┌─ Items
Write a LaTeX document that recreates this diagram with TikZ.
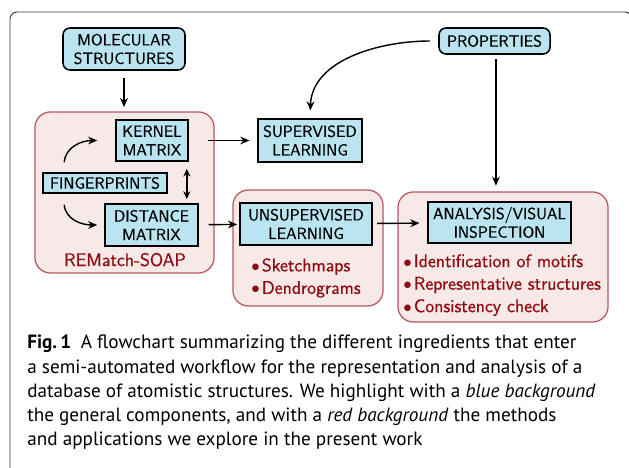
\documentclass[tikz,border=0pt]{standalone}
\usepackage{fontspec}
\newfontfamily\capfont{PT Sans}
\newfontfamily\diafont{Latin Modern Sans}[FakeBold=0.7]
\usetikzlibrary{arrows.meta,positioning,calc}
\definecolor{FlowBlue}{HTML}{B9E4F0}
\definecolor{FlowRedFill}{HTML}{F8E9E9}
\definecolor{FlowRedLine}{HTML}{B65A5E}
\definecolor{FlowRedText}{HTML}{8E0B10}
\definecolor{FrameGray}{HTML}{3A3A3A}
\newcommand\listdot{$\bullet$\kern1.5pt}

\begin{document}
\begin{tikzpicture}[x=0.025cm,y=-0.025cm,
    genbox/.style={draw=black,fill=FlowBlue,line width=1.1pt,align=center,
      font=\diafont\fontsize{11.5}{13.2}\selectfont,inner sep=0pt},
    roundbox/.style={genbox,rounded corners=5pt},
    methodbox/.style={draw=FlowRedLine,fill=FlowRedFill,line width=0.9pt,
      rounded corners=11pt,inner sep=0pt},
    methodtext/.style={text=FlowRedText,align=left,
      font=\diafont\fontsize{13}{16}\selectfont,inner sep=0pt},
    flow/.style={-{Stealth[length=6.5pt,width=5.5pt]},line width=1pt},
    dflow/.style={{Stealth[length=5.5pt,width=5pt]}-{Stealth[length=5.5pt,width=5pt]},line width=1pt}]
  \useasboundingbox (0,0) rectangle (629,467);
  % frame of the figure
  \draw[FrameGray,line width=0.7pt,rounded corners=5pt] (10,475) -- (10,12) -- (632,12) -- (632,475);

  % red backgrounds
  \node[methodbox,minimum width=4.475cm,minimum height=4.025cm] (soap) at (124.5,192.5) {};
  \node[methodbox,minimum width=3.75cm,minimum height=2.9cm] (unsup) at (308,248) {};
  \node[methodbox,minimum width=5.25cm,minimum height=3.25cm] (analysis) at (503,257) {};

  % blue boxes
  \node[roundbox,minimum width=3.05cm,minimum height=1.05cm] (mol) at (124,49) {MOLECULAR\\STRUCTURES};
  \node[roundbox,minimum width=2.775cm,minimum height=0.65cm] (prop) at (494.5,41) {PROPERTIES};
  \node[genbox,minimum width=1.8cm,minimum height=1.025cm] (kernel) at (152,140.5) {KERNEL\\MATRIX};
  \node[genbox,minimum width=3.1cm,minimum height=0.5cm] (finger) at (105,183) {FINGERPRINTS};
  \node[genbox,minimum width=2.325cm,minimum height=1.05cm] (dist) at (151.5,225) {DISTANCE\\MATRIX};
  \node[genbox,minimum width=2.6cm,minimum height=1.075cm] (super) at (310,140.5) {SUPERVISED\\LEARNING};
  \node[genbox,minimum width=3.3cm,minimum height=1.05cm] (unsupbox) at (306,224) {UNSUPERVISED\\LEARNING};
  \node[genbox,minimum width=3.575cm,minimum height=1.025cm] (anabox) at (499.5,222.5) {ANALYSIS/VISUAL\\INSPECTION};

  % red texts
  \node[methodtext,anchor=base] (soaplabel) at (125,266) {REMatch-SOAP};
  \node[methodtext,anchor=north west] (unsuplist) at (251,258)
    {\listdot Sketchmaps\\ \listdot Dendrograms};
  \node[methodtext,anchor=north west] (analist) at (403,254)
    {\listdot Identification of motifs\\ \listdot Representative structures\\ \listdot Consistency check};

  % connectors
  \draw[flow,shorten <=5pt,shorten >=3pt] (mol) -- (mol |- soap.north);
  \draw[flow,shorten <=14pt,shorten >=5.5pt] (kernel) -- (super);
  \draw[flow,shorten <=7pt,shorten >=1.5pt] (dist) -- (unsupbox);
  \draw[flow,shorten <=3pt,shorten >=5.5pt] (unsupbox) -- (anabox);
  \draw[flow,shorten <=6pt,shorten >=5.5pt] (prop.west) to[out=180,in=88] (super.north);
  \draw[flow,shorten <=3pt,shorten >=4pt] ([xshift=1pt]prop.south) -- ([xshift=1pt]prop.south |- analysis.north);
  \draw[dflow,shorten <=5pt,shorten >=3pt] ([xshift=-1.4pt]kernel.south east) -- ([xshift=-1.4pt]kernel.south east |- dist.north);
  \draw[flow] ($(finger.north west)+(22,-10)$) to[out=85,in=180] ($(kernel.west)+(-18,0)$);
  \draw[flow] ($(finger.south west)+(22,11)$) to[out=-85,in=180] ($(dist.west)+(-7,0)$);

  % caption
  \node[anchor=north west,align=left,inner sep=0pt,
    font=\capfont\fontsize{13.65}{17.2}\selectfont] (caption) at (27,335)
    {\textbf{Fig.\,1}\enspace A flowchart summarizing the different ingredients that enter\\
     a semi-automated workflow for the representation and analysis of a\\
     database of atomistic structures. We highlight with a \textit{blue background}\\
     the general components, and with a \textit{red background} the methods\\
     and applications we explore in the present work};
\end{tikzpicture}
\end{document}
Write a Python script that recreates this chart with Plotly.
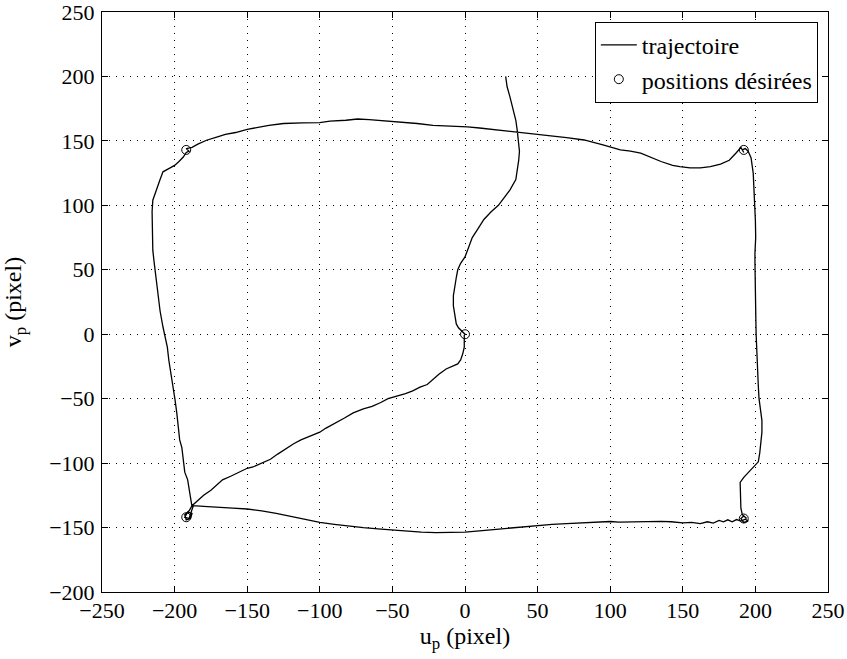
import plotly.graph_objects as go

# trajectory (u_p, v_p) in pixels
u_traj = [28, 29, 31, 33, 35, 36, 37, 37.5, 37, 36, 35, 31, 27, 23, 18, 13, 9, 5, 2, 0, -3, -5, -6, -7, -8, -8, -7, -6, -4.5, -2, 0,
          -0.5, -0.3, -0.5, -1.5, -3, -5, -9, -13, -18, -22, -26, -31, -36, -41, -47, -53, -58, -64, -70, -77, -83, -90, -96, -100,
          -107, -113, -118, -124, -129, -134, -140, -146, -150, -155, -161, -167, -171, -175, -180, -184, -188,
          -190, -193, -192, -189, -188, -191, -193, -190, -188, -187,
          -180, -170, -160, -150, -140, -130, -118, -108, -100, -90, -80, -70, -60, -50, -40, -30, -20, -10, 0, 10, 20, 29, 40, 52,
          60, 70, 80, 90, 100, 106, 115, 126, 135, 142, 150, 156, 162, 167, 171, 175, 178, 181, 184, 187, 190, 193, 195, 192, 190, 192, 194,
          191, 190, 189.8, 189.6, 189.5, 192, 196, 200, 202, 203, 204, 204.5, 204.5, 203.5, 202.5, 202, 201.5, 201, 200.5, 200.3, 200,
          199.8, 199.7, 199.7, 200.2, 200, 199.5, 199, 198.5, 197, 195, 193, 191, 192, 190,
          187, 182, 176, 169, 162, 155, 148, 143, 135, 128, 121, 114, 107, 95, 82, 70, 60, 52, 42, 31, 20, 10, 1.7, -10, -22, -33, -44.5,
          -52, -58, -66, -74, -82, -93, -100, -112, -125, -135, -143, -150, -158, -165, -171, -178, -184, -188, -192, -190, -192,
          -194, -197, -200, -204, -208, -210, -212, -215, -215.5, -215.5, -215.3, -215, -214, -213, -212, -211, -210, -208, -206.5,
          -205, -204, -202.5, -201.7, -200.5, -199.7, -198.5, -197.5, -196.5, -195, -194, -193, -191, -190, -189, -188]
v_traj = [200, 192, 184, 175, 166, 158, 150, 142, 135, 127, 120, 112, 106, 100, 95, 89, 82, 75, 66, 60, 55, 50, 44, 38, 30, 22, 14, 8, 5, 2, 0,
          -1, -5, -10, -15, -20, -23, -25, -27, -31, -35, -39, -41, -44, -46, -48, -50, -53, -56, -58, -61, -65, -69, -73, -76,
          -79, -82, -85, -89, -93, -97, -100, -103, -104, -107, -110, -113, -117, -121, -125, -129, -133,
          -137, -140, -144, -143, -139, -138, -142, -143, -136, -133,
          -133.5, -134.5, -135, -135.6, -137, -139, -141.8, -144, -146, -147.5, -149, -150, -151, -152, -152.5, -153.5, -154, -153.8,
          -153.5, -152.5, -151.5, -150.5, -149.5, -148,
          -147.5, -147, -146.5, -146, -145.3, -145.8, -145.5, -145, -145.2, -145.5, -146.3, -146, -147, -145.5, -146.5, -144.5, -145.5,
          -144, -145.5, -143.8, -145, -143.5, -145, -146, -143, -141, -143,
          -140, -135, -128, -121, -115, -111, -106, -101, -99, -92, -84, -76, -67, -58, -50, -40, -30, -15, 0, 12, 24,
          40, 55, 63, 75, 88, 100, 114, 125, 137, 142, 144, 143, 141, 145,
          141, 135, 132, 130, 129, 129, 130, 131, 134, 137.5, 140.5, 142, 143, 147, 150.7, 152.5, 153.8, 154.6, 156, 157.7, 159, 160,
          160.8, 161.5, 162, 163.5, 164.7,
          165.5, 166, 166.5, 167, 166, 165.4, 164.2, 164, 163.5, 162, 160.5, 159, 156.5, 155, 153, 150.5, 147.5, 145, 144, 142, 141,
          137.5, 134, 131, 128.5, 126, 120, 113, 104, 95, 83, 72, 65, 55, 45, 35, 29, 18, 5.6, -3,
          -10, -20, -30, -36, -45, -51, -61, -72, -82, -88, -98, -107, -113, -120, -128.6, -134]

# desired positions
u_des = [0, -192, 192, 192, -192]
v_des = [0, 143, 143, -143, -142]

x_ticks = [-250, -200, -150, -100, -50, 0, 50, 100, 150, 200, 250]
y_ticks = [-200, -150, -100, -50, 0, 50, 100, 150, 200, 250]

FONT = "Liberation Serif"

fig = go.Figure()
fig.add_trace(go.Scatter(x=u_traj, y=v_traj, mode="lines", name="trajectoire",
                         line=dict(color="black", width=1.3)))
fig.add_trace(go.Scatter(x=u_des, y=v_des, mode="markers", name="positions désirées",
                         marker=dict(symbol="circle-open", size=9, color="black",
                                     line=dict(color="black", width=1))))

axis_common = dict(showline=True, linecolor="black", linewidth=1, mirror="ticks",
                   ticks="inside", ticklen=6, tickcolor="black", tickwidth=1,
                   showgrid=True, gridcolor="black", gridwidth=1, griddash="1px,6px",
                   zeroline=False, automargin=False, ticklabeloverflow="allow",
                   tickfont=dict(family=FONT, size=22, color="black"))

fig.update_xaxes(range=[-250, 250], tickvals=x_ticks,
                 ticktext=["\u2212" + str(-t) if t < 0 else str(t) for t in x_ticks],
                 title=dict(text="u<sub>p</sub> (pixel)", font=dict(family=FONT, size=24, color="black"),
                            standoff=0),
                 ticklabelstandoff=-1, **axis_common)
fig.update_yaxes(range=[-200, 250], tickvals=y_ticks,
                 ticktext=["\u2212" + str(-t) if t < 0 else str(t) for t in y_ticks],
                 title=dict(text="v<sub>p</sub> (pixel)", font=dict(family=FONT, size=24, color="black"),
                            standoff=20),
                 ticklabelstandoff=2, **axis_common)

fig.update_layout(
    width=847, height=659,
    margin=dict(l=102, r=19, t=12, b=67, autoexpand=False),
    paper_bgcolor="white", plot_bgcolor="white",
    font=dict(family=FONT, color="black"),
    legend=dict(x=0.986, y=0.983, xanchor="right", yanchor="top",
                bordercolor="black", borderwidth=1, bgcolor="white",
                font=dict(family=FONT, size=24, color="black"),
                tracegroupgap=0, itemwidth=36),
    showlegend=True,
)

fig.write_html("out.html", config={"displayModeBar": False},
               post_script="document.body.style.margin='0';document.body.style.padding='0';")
└─
:: Problem ::
From the listing above, repeat only the lines between the line containing "Write a Python" and the line containing "import plotly.graph_objects as go", those two included. Pictures are not part of the copy.

:: Full response ::
Write a Python script that recreates this chart with Plotly.
import plotly.graph_objects as go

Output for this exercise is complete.